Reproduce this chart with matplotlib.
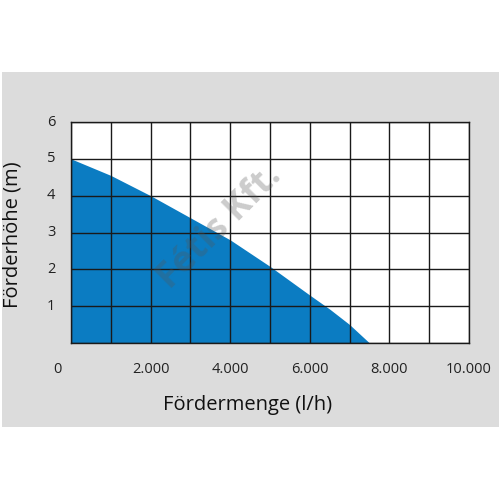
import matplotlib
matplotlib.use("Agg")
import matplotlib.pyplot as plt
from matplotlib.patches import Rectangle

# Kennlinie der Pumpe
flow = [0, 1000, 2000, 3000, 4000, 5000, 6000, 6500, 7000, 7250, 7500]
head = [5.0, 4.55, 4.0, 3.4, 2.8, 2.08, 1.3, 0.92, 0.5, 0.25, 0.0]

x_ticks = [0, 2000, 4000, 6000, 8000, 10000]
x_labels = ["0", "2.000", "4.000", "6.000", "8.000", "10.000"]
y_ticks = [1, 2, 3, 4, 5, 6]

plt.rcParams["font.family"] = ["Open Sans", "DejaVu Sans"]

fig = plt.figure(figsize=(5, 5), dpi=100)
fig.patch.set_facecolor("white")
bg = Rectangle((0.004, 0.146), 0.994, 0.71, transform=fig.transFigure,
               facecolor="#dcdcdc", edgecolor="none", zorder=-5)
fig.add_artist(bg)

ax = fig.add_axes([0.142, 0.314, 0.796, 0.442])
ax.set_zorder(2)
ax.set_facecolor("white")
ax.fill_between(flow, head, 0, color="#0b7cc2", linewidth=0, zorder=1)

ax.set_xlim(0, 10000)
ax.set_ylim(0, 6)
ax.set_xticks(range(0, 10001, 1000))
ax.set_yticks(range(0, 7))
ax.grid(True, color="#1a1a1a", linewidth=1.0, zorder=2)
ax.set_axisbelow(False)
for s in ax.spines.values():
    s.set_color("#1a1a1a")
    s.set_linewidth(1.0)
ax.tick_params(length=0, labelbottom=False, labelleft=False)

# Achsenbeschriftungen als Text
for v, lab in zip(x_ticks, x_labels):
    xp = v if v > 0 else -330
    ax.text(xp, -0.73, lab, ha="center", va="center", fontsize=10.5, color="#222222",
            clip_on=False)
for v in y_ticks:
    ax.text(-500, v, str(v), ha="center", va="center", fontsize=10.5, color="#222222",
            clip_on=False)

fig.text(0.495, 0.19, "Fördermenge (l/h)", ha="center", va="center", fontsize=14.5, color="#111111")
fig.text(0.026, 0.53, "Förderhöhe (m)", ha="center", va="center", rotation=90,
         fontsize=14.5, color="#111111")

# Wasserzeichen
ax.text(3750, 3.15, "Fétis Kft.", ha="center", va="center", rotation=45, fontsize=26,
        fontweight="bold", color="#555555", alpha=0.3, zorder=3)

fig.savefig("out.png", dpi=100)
========
» **Work instructions**: Copy each line of the listing that includes "matplotlib".

» **Response**:
Reproduce this chart with matplotlib.
import matplotlib
matplotlib.use("Agg")
import matplotlib.pyplot as plt
from matplotlib.patches import Rectangle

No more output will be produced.